Issu d’une famille originaire du Sénégal qui vote traditionnellement socialiste, le trentenaire, qui a décidé qu’il voterait pour la première fois lors de la prochaine présidentielle, se garde d’afficher ouvertement ses intentions. « Déclarer voter pour le Front national lorsque vous vivez en banlieue n’est pas chose facile : les gens ne comprendraient pas forcément, et encore moins dans ma famille. »
Benjamin ne pense pas que le parti des Le Pen soit une solution durable et voit d’abord dans son geste une sanction : « Je ne partage pas un grand nombre de valeurs portées par le Front national et je ne crois pas en leur réussite. Ma voix n’est rien d’autre qu’un carton rouge adressé aux gens qui nous gouvernent. »
« Je ne partage pas un grand nombre de valeurs portées par le Front national et je ne crois pas en leur réussite. Ma voix n’est rien d’autre qu’un carton rouge adressé aux gens qui nous gouvernent. »
Cette décision, fruit d’un raisonnement mûri depuis plusieurs mois, est devenue définitive à la suite de l’affaire de la chemise déchirée du directeur des ressources humaines d’Air France. « Ce jour-là, la classe politique a clairement pris position pour les patrons, au détriment des salariés qui font vivre l’entreprise, s’insurge-t-il. Ce sont ces mêmes patrons qui dirigent aujourd’hui le pays et que le candidat François Hollande déclarait vigoureusement vouloir combattre. »
« Quoi de plus cynique que de rendre hommage au partisan du colonialisme que fut Jules Ferry le jour de son investiture à la plus haute fonction de l’État ? » C’est par cette réflexion que Malik, professeur dans un collège du Val-de-Marne, pose le décor. « C’est un signe fort envoyé par François Hollande », ironise ce Cristolien de 37 ans, né dans une famille ouvrière d’origine algérienne qui a toujours voté à gauche.
Malik, père de deux enfants, confesse que ce sont les mensonges et autres promesses non tenues qui ont fini de le convaincre de donner sa voix au parti de Marine Le Pen à la prochaine présidentielle. « Les incohérences du Parti socialiste en ont fait une gauche sociétale et non plus sociale, où les valeurs libertaires ont pris le pas sur les valeurs du travail. La gauche s’est droitisée au détriment de ses fondements d’origine que sont la lutte des classes et la défense des prolétaires. »

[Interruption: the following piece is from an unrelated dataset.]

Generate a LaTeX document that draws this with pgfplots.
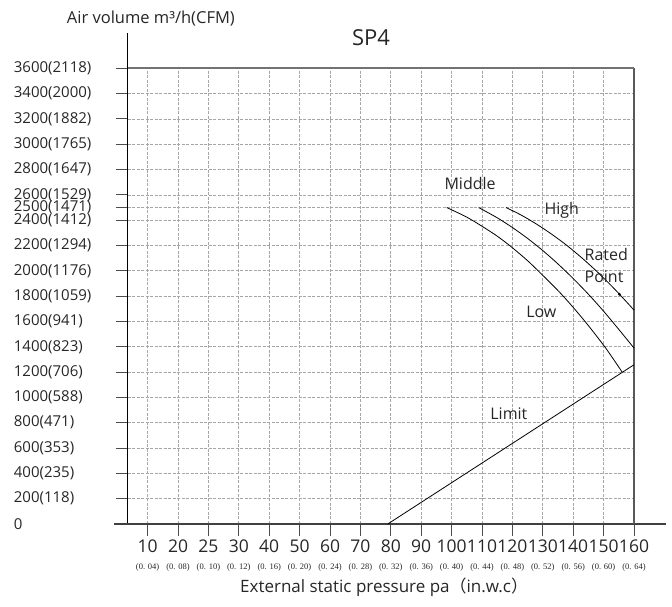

Pour cet enfant des quartiers populaires, l’échec de l’intégration des populations issues de l’immigration est en partie imputable à la gauche : il prend ses racines au début des années 1980, dans le premier mandat de François Mitterrand. « Le PS a instrumentalisé la Marche pour l’égalité et contre le racisme en affirmant que le racisme était seulement l’affaire du Front national. Or il existe également un racisme de gauche. On a enfermé les gens des quartiers, les jeunes en particulier, dans un ghetto social et culturel, en leur faisant pratiquer des activités qui faussent l’émancipation et en créant un sentiment de marginalisation. »
Lui qui voulait créer les conditions de réussite des jeunes de quartiers a vite déchanté et ce malgré les plans annoncés pour réformer l’école. « L’école, telle qu’elle est conçue et malgré la bonne volonté des enseignants, favorise les inégalités sociales. Elle n’est plus un lieu d’apprentissage, mais un lieu de vie. L’école ne joue pas son rôle d’ascenseur social. » Bien que l’électorat musulman ne soit pas sensible au discours frontiste, selon Malik, le parti gagnerait à changer de stratégie : « La diabolisation de l’islam et des musulmans ne favorise pas le vivre ensemble, mais le discours patriotique peut trouver écho chez certains. » À ses yeux, le vote frontiste continuera à s’étendre si les partis traditionnels ne revoient pas leur copie.
1 Au premier tour des élections régionales de 2015, à Créteil, plus de 16 % des votants ont accordé leur suffrage au Front national.
2 Il s’agit de pseudonymes.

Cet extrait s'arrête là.